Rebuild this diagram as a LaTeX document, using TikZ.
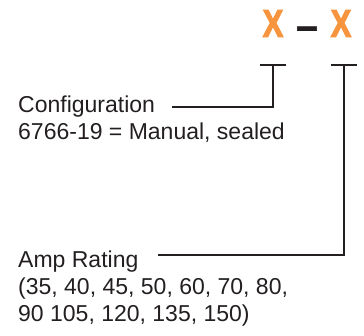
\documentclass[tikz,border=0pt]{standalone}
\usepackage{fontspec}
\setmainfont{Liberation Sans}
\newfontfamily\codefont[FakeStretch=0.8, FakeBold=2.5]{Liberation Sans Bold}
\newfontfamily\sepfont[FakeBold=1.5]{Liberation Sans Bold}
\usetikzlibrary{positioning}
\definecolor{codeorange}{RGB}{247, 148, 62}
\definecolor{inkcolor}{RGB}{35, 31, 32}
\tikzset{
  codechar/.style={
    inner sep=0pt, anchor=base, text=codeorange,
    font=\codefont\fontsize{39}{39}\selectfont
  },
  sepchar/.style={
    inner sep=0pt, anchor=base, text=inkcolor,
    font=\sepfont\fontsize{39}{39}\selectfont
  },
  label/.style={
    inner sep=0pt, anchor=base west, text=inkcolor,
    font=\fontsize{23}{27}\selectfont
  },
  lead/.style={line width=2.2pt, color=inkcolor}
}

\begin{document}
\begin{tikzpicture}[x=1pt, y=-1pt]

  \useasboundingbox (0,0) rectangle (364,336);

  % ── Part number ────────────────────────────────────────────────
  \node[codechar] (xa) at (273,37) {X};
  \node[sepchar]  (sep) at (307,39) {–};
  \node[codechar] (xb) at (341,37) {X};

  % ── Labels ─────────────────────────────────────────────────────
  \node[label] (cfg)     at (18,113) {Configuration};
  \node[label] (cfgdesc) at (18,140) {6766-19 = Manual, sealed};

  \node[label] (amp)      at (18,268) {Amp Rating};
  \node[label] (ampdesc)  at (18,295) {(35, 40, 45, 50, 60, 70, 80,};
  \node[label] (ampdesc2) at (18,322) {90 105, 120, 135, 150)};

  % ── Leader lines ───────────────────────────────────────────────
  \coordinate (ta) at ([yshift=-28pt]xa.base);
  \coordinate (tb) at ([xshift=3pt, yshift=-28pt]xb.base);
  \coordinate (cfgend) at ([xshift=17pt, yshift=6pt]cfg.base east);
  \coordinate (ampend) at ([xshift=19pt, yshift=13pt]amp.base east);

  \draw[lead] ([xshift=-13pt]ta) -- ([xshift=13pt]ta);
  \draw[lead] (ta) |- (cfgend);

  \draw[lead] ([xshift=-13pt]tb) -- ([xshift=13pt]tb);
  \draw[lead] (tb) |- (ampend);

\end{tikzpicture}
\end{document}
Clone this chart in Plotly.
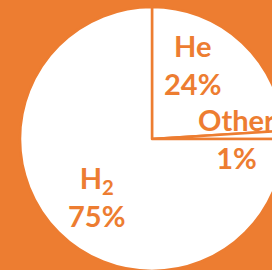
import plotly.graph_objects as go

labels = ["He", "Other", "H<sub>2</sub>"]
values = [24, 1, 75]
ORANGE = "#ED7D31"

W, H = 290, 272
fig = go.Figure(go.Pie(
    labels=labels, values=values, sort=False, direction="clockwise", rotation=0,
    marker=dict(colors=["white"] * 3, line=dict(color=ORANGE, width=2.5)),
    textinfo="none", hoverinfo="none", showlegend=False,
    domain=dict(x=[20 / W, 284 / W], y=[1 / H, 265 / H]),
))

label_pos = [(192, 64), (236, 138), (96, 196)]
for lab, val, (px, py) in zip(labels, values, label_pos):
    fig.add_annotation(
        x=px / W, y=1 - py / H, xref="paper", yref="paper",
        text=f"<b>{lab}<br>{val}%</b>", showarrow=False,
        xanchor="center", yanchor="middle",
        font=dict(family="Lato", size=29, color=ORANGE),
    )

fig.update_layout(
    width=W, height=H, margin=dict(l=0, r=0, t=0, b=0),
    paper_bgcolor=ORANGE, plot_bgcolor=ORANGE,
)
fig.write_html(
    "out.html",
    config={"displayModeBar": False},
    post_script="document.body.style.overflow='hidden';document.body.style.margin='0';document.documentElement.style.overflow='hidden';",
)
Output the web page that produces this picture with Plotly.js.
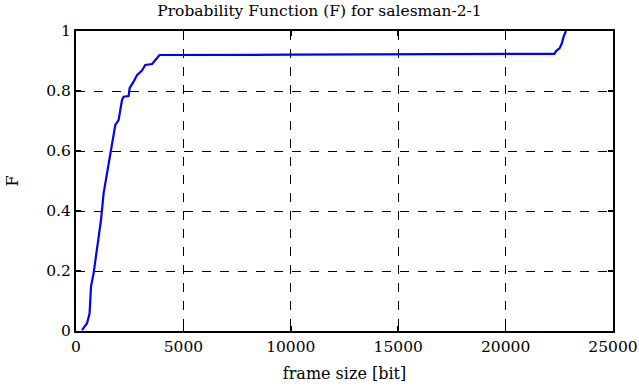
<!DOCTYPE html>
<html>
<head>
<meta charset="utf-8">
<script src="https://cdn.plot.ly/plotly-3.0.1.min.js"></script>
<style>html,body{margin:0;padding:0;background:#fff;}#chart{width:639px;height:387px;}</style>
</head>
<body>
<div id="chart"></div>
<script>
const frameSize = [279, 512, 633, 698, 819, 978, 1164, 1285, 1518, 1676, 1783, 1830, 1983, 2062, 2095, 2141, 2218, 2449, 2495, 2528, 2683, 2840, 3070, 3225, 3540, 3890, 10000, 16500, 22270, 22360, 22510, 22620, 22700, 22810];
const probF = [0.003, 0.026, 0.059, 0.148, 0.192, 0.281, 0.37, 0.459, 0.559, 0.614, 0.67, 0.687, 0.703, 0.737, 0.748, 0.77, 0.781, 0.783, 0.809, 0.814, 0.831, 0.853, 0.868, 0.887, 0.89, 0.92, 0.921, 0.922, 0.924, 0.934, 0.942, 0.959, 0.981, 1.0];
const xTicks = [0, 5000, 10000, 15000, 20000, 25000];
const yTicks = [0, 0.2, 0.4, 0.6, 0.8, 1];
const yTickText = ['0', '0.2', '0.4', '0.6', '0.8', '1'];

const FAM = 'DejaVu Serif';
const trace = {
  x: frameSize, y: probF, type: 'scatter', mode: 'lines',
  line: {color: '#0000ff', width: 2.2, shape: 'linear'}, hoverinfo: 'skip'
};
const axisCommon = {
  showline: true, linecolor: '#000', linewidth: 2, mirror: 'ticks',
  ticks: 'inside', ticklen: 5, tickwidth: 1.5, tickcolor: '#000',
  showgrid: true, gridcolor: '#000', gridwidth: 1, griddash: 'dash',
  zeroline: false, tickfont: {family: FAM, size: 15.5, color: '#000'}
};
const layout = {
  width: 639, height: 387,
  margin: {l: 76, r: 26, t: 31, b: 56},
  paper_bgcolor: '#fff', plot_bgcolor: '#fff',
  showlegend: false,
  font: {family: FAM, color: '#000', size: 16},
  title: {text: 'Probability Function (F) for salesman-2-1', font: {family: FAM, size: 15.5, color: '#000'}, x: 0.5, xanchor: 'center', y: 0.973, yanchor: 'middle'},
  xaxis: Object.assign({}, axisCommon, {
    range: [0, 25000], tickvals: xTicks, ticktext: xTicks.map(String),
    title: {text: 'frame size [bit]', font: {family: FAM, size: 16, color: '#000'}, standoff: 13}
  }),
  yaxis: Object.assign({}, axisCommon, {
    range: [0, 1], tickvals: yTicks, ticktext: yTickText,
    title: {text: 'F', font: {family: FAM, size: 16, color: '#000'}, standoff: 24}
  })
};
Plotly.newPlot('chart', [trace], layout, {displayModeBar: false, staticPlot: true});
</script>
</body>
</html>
::::::::
#### [Directive]
Exclude the pictures and transcribe all of the entries exactly.

#### [Expected answer]
Rebuild this diagram as a LaTeX document, using TikZ.
\documentclass[tikz,border=0pt]{standalone}
\usepackage{fontspec}
\setmainfont{Liberation Sans}
\newfontfamily\codefont[FakeStretch=0.8, FakeBold=2.5]{Liberation Sans Bold}
\newfontfamily\sepfont[FakeBold=1.5]{Liberation Sans Bold}
\usetikzlibrary{positioning}
\definecolor{codeorange}{RGB}{247, 148, 62}
\definecolor{inkcolor}{RGB}{35, 31, 32}
\tikzset{
  codechar/.style={
    inner sep=0pt, anchor=base, text=codeorange,
    font=\codefont\fontsize{39}{39}\selectfont
  },
  sepchar/.style={
    inner sep=0pt, anchor=base, text=inkcolor,
    font=\sepfont\fontsize{39}{39}\selectfont
  },
  label/.style={
    inner sep=0pt, anchor=base west, text=inkcolor,
    font=\fontsize{23}{27}\selectfont
  },
  lead/.style={line width=2.2pt, color=inkcolor}
}

\begin{document}
\begin{tikzpicture}[x=1pt, y=-1pt]

  \useasboundingbox (0,0) rectangle (364,336);

  % ── Part number ────────────────────────────────────────────────
  \node[codechar] (xa) at (273,37) {X};
  \node[sepchar]  (sep) at (307,39) {–};
  \node[codechar] (xb) at (341,37) {X};

  % ── Labels ─────────────────────────────────────────────────────
  \node[label] (cfg)     at (18,113) {Configuration};
  \node[label] (cfgdesc) at (18,140) {6766-19 = Manual, sealed};

  \node[label] (amp)      at (18,268) {Amp Rating};
  \node[label] (ampdesc)  at (18,295) {(35, 40, 45, 50, 60, 70, 80,};
  \node[label] (ampdesc2) at (18,322) {90 105, 120, 135, 150)};

  % ── Leader lines ───────────────────────────────────────────────
  \coordinate (ta) at ([yshift=-28pt]xa.base);
  \coordinate (tb) at ([xshift=3pt, yshift=-28pt]xb.base);
  \coordinate (cfgend) at ([xshift=17pt, yshift=6pt]cfg.base east);
  \coordinate (ampend) at ([xshift=19pt, yshift=13pt]amp.base east);

  \draw[lead] ([xshift=-13pt]ta) -- ([xshift=13pt]ta);
  \draw[lead] (ta) |- (cfgend);

  \draw[lead] ([xshift=-13pt]tb) -- ([xshift=13pt]tb);
  \draw[lead] (tb) |- (ampend);

\end{tikzpicture}
\end{document}
Clone this chart in Plotly.
import plotly.graph_objects as go

labels = ["He", "Other", "H<sub>2</sub>"]
values = [24, 1, 75]
ORANGE = "#ED7D31"

W, H = 290, 272
fig = go.Figure(go.Pie(
    labels=labels, values=values, sort=False, direction="clockwise", rotation=0,
    marker=dict(colors=["white"] * 3, line=dict(color=ORANGE, width=2.5)),
    textinfo="none", hoverinfo="none", showlegend=False,
    domain=dict(x=[20 / W, 284 / W], y=[1 / H, 265 / H]),
))

label_pos = [(192, 64), (236, 138), (96, 196)]
for lab, val, (px, py) in zip(labels, values, label_pos):
    fig.add_annotation(
        x=px / W, y=1 - py / H, xref="paper", yref="paper",
        text=f"<b>{lab}<br>{val}%</b>", showarrow=False,
        xanchor="center", yanchor="middle",
        font=dict(family="Lato", size=29, color=ORANGE),
    )

fig.update_layout(
    width=W, height=H, margin=dict(l=0, r=0, t=0, b=0),
    paper_bgcolor=ORANGE, plot_bgcolor=ORANGE,
)
fig.write_html(
    "out.html",
    config={"displayModeBar": False},
    post_script="document.body.style.overflow='hidden';document.body.style.margin='0';document.documentElement.style.overflow='hidden';",
)
Output the web page that produces this picture with Plotly.js.
<!DOCTYPE html>
<html>
<head>
<meta charset="utf-8">
<script src="https://cdn.plot.ly/plotly-3.0.1.min.js"></script>
<style>html,body{margin:0;padding:0;background:#fff;}#chart{width:639px;height:387px;}</style>
</head>
<body>
<div id="chart"></div>
<script>
const frameSize = [279, 512, 633, 698, 819, 978, 1164, 1285, 1518, 1676, 1783, 1830, 1983, 2062, 2095, 2141, 2218, 2449, 2495, 2528, 2683, 2840, 3070, 3225, 3540, 3890, 10000, 16500, 22270, 22360, 22510, 22620, 22700, 22810];
const probF = [0.003, 0.026, 0.059, 0.148, 0.192, 0.281, 0.37, 0.459, 0.559, 0.614, 0.67, 0.687, 0.703, 0.737, 0.748, 0.77, 0.781, 0.783, 0.809, 0.814, 0.831, 0.853, 0.868, 0.887, 0.89, 0.92, 0.921, 0.922, 0.924, 0.934, 0.942, 0.959, 0.981, 1.0];
const xTicks = [0, 5000, 10000, 15000, 20000, 25000];
const yTicks = [0, 0.2, 0.4, 0.6, 0.8, 1];
const yTickText = ['0', '0.2', '0.4', '0.6', '0.8', '1'];

const FAM = 'DejaVu Serif';
const trace = {
  x: frameSize, y: probF, type: 'scatter', mode: 'lines',
  line: {color: '#0000ff', width: 2.2, shape: 'linear'}, hoverinfo: 'skip'
};
const axisCommon = {
  showline: true, linecolor: '#000', linewidth: 2, mirror: 'ticks',
  ticks: 'inside', ticklen: 5, tickwidth: 1.5, tickcolor: '#000',
  showgrid: true, gridcolor: '#000', gridwidth: 1, griddash: 'dash',
  zeroline: false, tickfont: {family: FAM, size: 15.5, color: '#000'}
};
const layout = {
  width: 639, height: 387,
  margin: {l: 76, r: 26, t: 31, b: 56},
  paper_bgcolor: '#fff', plot_bgcolor: '#fff',
  showlegend: false,
  font: {family: FAM, color: '#000', size: 16},
  title: {text: 'Probability Function (F) for salesman-2-1', font: {family: FAM, size: 15.5, color: '#000'}, x: 0.5, xanchor: 'center', y: 0.973, yanchor: 'middle'},
  xaxis: Object.assign({}, axisCommon, {
    range: [0, 25000], tickvals: xTicks, ticktext: xTicks.map(String),
    title: {text: 'frame size [bit]', font: {family: FAM, size: 16, color: '#000'}, standoff: 13}
  }),
  yaxis: Object.assign({}, axisCommon, {
    range: [0, 1], tickvals: yTicks, ticktext: yTickText,
    title: {text: 'F', font: {family: FAM, size: 16, color: '#000'}, standoff: 24}
  })
};
Plotly.newPlot('chart', [trace], layout, {displayModeBar: false, staticPlot: true});
</script>
</body>
</html>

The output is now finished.